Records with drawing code
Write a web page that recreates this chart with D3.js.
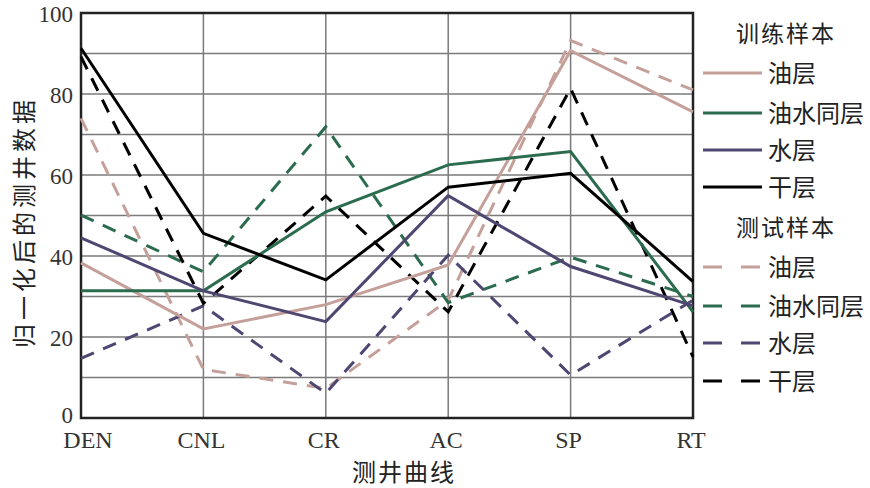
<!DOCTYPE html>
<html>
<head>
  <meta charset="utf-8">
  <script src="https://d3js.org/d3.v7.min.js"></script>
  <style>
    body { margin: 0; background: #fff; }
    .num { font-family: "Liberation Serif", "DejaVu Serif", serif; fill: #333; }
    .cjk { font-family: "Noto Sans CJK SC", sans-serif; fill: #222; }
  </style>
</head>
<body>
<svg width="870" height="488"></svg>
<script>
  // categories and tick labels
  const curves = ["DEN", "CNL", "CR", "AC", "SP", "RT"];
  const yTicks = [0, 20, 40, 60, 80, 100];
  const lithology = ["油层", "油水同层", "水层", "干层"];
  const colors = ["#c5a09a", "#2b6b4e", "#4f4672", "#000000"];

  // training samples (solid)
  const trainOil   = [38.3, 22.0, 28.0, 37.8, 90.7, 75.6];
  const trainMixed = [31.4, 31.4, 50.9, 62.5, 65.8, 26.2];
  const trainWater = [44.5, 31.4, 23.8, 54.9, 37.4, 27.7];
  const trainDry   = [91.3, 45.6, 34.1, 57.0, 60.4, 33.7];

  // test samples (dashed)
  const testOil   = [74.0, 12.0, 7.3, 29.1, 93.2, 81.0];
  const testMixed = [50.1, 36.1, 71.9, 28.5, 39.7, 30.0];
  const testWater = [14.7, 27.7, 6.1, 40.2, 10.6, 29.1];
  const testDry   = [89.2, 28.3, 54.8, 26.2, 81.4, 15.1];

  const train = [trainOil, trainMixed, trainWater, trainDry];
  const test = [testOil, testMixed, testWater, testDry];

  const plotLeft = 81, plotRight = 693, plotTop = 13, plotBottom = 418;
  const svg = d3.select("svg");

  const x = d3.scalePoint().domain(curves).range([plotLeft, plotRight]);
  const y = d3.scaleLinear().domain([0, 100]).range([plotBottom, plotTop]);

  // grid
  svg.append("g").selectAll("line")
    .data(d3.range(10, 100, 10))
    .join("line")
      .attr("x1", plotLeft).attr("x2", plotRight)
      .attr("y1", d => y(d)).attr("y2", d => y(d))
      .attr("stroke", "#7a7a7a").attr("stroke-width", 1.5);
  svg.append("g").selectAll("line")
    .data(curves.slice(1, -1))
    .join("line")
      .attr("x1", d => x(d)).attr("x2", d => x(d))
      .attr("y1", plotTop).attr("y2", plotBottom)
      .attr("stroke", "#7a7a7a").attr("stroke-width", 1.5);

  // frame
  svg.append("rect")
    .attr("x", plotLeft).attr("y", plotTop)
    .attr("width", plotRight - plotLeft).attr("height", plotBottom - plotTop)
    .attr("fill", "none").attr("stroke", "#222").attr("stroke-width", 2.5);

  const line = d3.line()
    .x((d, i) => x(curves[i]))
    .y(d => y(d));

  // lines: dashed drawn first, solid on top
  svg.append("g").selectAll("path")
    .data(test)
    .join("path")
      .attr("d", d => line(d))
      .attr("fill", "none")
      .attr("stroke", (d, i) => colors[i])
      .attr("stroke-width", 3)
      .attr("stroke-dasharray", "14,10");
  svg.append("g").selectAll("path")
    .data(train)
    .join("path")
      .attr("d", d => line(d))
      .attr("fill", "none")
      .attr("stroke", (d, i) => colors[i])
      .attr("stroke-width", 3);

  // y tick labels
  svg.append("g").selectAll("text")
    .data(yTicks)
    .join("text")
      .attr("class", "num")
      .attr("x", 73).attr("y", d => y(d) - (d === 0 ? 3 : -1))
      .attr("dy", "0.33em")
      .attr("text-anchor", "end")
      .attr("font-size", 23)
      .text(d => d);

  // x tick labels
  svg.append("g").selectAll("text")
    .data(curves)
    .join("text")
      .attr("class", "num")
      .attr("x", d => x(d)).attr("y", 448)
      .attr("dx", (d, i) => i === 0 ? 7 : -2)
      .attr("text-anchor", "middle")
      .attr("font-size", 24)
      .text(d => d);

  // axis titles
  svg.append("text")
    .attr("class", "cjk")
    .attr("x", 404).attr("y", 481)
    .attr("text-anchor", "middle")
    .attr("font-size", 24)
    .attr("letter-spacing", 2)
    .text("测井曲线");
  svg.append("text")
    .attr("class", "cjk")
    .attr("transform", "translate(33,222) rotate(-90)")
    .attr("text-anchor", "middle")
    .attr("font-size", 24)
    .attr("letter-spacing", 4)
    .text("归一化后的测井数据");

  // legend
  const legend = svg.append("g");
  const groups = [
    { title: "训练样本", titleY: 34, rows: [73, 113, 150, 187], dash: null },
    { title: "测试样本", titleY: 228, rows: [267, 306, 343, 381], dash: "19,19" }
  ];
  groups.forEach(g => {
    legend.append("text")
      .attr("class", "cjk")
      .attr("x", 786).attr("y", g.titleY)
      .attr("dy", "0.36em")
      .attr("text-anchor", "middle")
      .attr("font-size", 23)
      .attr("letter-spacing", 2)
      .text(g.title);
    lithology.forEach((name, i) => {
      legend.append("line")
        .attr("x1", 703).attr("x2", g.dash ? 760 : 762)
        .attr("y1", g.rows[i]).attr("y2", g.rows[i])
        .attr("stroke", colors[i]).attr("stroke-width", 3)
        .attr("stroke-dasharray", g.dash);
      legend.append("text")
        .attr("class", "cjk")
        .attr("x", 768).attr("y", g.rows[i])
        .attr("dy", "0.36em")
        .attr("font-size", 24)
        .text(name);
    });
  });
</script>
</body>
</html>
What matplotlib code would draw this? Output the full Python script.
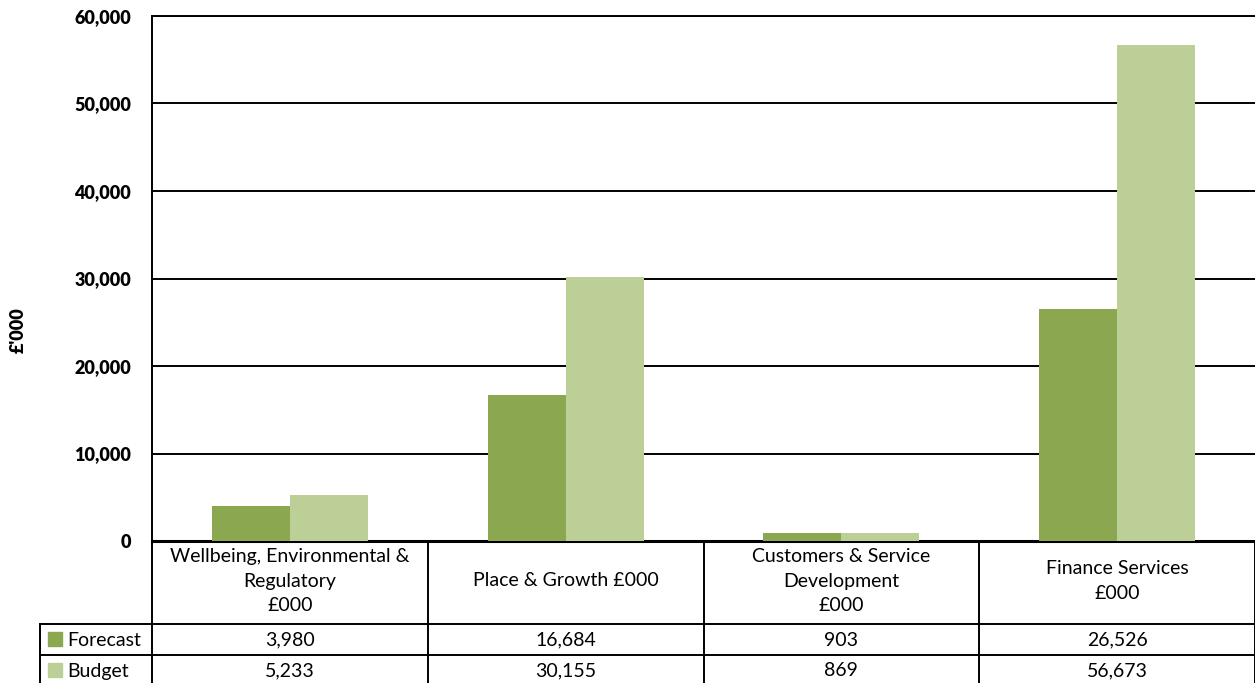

_SET PROBLEM:_ Return every line in the listing that contains the word "this".

_REPLY:_
Write a web page that recreates this chart with D3.js.
What matplotlib code would draw this? Output the full Python script.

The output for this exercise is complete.